**What needs to be done:**
Nothing after the line with "const glassStd = [0.026, 0.0105, 0.0100, 0.0088, 0.0105];" belongs in the copy; extract the lines below from the top through that line, pictures left out.

**Provided data:**
* begin *

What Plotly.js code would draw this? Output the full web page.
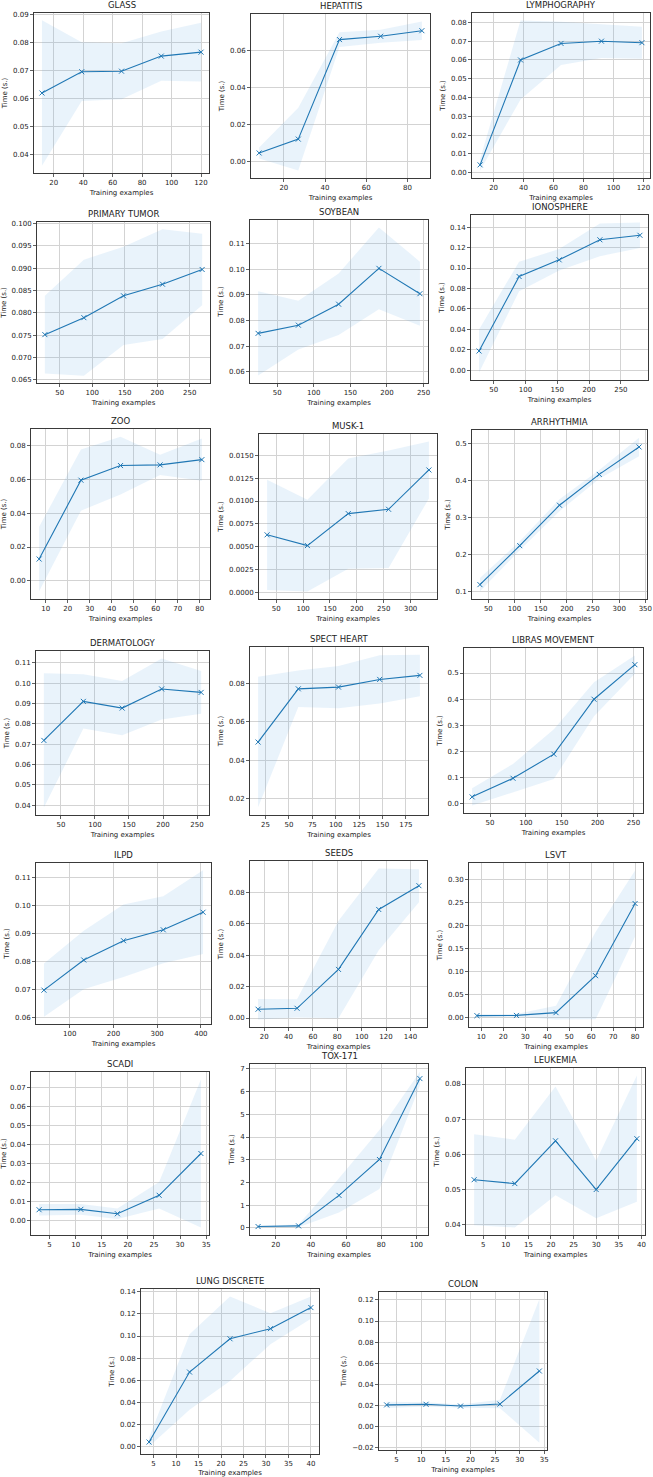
<!DOCTYPE html>
<html>
<head>
<meta charset="utf-8">
<script src="https://cdn.plot.ly/plotly-3.0.1.min.js"></script>
<style>html,body{margin:0;padding:0;background:#fff}#chart{width:653px;height:1477px}</style>
</head>
<body>
<div id="chart"></div>
<script>
// ---- Data (training examples, mean time, std of time) ----
const glassX = [12, 39, 66, 93, 120];
const glassMean = [0.0619, 0.0695, 0.0697, 0.0751, 0.0765];
const glassStd = [0.026, 0.0105, 0.0100, 0.0088, 0.0105];

const hepatitisX = [8, 27, 47, 67, 87];
const hepatitisMean = [0.0044, 0.0119, 0.0657, 0.0675, 0.0705];
const hepatitisStd = [0.003, 0.017, 0.004, 0.0035, 0.005];

const lymphX = [11, 38, 65, 92, 119];
const lymphMean = [0.0042, 0.0600, 0.0688, 0.0700, 0.0692];
const lymphStd = [0.003, 0.021, 0.0115, 0.009, 0.0085];

const tumorX = [27, 87, 148, 208, 269];
const tumorMean = [0.0751, 0.0789, 0.0838, 0.0864, 0.0897];
const tumorStd = [0.0087, 0.013, 0.011, 0.0123, 0.008];

const soybeanX = [24, 79, 134, 189, 245];
const soybeanMean = [0.0750, 0.0782, 0.0864, 0.1004, 0.0905];
const soybeanStd = [0.0165, 0.0095, 0.012, 0.016, 0.0125];

const ionoX = [27, 90, 153, 217, 280];
const ionoMean = [0.0189, 0.0917, 0.1080, 0.1276, 0.1320];
const ionoStd = [0.021, 0.0145, 0.0105, 0.016, 0.0125];

const zooX = [7, 26, 44, 62, 81];
const zooMean = [0.0129, 0.0594, 0.0680, 0.0684, 0.0715];
const zooStd = [0.019, 0.018, 0.017, 0.006, 0.0125];

const muskX = [33, 108, 184, 259, 334];
const muskMean = [0.00632, 0.00515, 0.00863, 0.0091, 0.01338];
const muskStd = [0.006, 0.005, 0.006, 0.0064, 0.0031];

const arrhX = [34, 110, 186, 262, 338];
const arrhMean = [0.119, 0.224, 0.333, 0.416, 0.490];
const arrhStd = [0.018, 0.012, 0.016, 0.012, 0.025];

const dermX = [25, 83, 140, 198, 256];
const dermMean = [0.0718, 0.0910, 0.0877, 0.0971, 0.0954];
const dermStd = [0.033, 0.0133, 0.0133, 0.015, 0.0105];

const spectX = [17, 60, 103, 147, 190];
const spectMean = [0.0494, 0.0771, 0.0780, 0.0820, 0.0841];
const spectStd = [0.034, 0.0095, 0.011, 0.0126, 0.0108];

const librasX = [25, 82, 139, 195, 252];
const librasMean = [0.027, 0.098, 0.190, 0.400, 0.532];
const librasStd = [0.033, 0.055, 0.095, 0.065, 0.035];

const ilpdX = [41, 132, 223, 314, 405];
const ilpdMean = [0.0697, 0.0805, 0.0874, 0.0913, 0.0976];
const ilpdStd = [0.0095, 0.0105, 0.013, 0.012, 0.015];

const seedsX = [15, 47, 81, 114, 147];
const seedsMean = [0.0056, 0.0062, 0.0309, 0.0690, 0.0841];
const seedsStd = [0.0065, 0.0058, 0.031, 0.026, 0.0105];

const lsvtX = [8, 26, 44, 62, 80];
const lsvtMean = [0.0040, 0.0045, 0.0105, 0.091, 0.248];
const lsvtStd = [0.003, 0.003, 0.015, 0.095, 0.072];

const scadiX = [3, 11, 18, 26, 34];
const scadiMean = [0.0059, 0.0061, 0.0038, 0.0135, 0.0355];
const scadiStd = [0.003, 0.0028, 0.0028, 0.007, 0.039];

const toxX = [10, 33, 56, 79, 102];
const toxMean = [0.06, 0.09, 1.43, 3.01, 6.57];
const toxStd = [0.03, 0.06, 0.75, 1.3, 0.3];

const leukX = [3, 12, 21, 30, 39];
const leukMean = [0.0527, 0.0516, 0.0638, 0.0499, 0.0644];
const leukStd = [0.013, 0.0125, 0.0155, 0.0082, 0.018];

const lungX = [4, 13, 22, 31, 40];
const lungMean = [0.0044, 0.0675, 0.0975, 0.1066, 0.1256];
const lungStd = [0.004, 0.034, 0.038, 0.014, 0.01];

const colonX = [3, 11, 18, 26, 34];
const colonMean = [0.0206, 0.0212, 0.0195, 0.0214, 0.0527];
const colonStd = [0.003, 0.002, 0.0015, 0.004, 0.068];

const xLabel = 'Training examples';
const yLabel = 'Time (s.)';

// ---- Panels: data refs + placement (px box: left, right, top, bottom) ----
const panels = [
  {title:'GLASS', x:glassX, m:glassMean, s:glassStd, box:[34,209,13,173], dx:20, dy:0.01, fmt:'.2f'},
  {title:'HEPATITIS', x:hepatitisX, m:hepatitisMean, s:hepatitisStd, box:[251,430,14,178], dx:20, dy:0.02, fmt:'.2f'},
  {title:'LYMPHOGRAPHY', x:lymphX, m:lymphMean, s:lymphStd, box:[472,650,13,178], dx:20, dy:0.01, fmt:'.2f'},
  {title:'PRIMARY TUMOR', x:tumorX, m:tumorMean, s:tumorStd, box:[37,210,222,383], dx:50, dy:0.005, fmt:'.3f'},
  {title:'SOYBEAN', x:soybeanX, m:soybeanMean, s:soybeanStd, box:[250,428,220,383], dx:50, dy:0.01, fmt:'.2f'},
  {title:'IONOSPHERE', x:ionoX, m:ionoMean, s:ionoStd, box:[471,648,215,380], dx:50, dy:0.02, fmt:'.2f'},
  {title:'ZOO', x:zooX, m:zooMean, s:zooStd, box:[31,210,429,599], dx:10, dy:0.02, fmt:'.2f'},
  {title:'MUSK-1', x:muskX, m:muskMean, s:muskStd, box:[259,437,434,599], dx:50, dy:0.0025, fmt:'.4f'},
  {title:'ARRHYTHMIA', x:arrhX, m:arrhMean, s:arrhStd, box:[472,647,430,599], dx:50, dy:0.1, fmt:'.1f'},
  {title:'DERMATOLOGY', x:dermX, m:dermMean, s:dermStd, box:[36,209,651,815], dx:50, dy:0.01, fmt:'.2f'},
  {title:'SPECT HEART', x:spectX, m:spectMean, s:spectStd, box:[250,428,647,815], dx:25, dy:0.02, fmt:'.2f'},
  {title:'LIBRAS MOVEMENT', x:librasX, m:librasMean, s:librasStd, box:[464,643,648,813], dx:50, dy:0.1, fmt:'.1f'},
  {title:'ILPD', x:ilpdX, m:ilpdMean, s:ilpdStd, box:[36,211,863,1024], dx:100, dy:0.01, fmt:'.2f'},
  {title:'SEEDS', x:seedsX, m:seedsMean, s:seedsStd, box:[250,427,861,1027], dx:20, dy:0.02, fmt:'.2f'},
  {title:'LSVT', x:lsvtX, m:lsvtMean, s:lsvtStd, box:[469,643,863,1027], dx:10, dy:0.05, fmt:'.2f'},
  {title:'SCADI', x:scadiX, m:scadiMean, s:scadiStd, box:[31,209,1072,1235], dx:5, dy:0.01, fmt:'.2f'},
  {title:'TOX-171', x:toxX, m:toxMean, s:toxStd, box:[250,428,1064,1235], dx:20, dy:1, fmt:'d'},
  {title:'LEUKEMIA', x:leukX, m:leukMean, s:leukStd, box:[466,645,1068,1235], dx:5, dy:0.01, fmt:'.2f'},
  {title:'LUNG DISCRETE', x:lungX, m:lungMean, s:lungStd, box:[141,319,1289,1454], dx:5, dy:0.02, fmt:'.2f'},
  {title:'COLON', x:colonX, m:colonMean, s:colonStd, box:[379,547,1292,1450], dx:5, dy:0.02, fmt:'.2f'}
];

const W = 653, H = 1477;
const BLUE = '#1f77b4';
const FONT = 'DejaVu Sans, Arial, sans-serif';
const traces = [];
const layout = {
  width: W, height: H,
  margin: {l:0, r:0, t:0, b:0},
  paper_bgcolor: '#ffffff', plot_bgcolor: '#ffffff',
  showlegend: false,
  font: {family: FONT, size: 7, color: '#222'},
  annotations: []
};

panels.forEach((p, i) => {
  const k = i + 1;
  const xa = 'x' + (k === 1 ? '' : k), ya = 'y' + (k === 1 ? '' : k);
  const lower = p.m.map((v, j) => v - p.s[j]);
  const upper = p.m.map((v, j) => v + p.s[j]);
  traces.push({x:p.x, y:lower, xaxis:xa, yaxis:ya, mode:'lines', line:{width:0, color:BLUE}, hoverinfo:'skip'});
  traces.push({x:p.x, y:upper, xaxis:xa, yaxis:ya, mode:'lines', line:{width:0, color:BLUE}, fill:'tonexty', fillcolor:'rgba(100,170,230,0.14)', hoverinfo:'skip'});
  traces.push({x:p.x, y:p.m, xaxis:xa, yaxis:ya, mode:'lines+markers',
    line:{color:BLUE, width:1.1},
    marker:{symbol:'x-thin', size:5, line:{color:BLUE, width:1}, color:BLUE}});

  const xmin = Math.min(...p.x), xmax = Math.max(...p.x);
  const ylo = Math.min(...lower), yhi = Math.max(...upper);
  const px = 0.05 * (xmax - xmin), py = 0.05 * (yhi - ylo);
  const [l, r, t, b] = p.box;
  const axCommon = {
    showline:true, mirror:true, linecolor:'#3a3a3a', linewidth:1,
    showgrid:true, gridcolor:'#d3d3d3', gridwidth:1, zeroline:false,
    ticks:'outside', ticklen:3, tickcolor:'#3a3a3a', tickwidth:0.8,
    tickfont:{family:FONT, size:7, color:'#222'}, automargin:false,
    ticklabeloverflow:'allow'
  };
  layout['xaxis' + (k === 1 ? '' : k)] = Object.assign({}, axCommon, {
    domain:[l / W, r / W], anchor:ya, range:[xmin - px, xmax + px],
    tick0:0, dtick:p.dx,
    title:{text:xLabel, font:{family:FONT, size:7, color:'#222'}, standoff:3}
  });
  layout['yaxis' + (k === 1 ? '' : k)] = Object.assign({}, axCommon, {
    domain:[1 - b / H, 1 - t / H], anchor:xa, range:[ylo - py, yhi + py],
    tick0:0, dtick:p.dy, tickformat:p.fmt,
    title:{text:yLabel, font:{family:FONT, size:7, color:'#222'}, standoff:4}
  });
  layout.annotations.push({
    text:p.title, xref:'paper', yref:'paper', x:(l + r) / 2 / W, y:1 - t / H,
    xanchor:'center', yanchor:'bottom', yshift:1, showarrow:false,
    font:{family:FONT, size:8.5, color:'#222'}
  });
});

Plotly.newPlot('chart', traces, layout, {displayModeBar:false, staticPlot:true});
</script>
</body>
</html>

* end *

**Written solution:**
What Plotly.js code would draw this? Output the full web page.
<!DOCTYPE html>
<html>
<head>
<meta charset="utf-8">
<script src="https://cdn.plot.ly/plotly-3.0.1.min.js"></script>
<style>html,body{margin:0;padding:0;background:#fff}#chart{width:653px;height:1477px}</style>
</head>
<body>
<div id="chart"></div>
<script>
// ---- Data (training examples, mean time, std of time) ----
const glassX = [12, 39, 66, 93, 120];
const glassMean = [0.0619, 0.0695, 0.0697, 0.0751, 0.0765];
const glassStd = [0.026, 0.0105, 0.0100, 0.0088, 0.0105];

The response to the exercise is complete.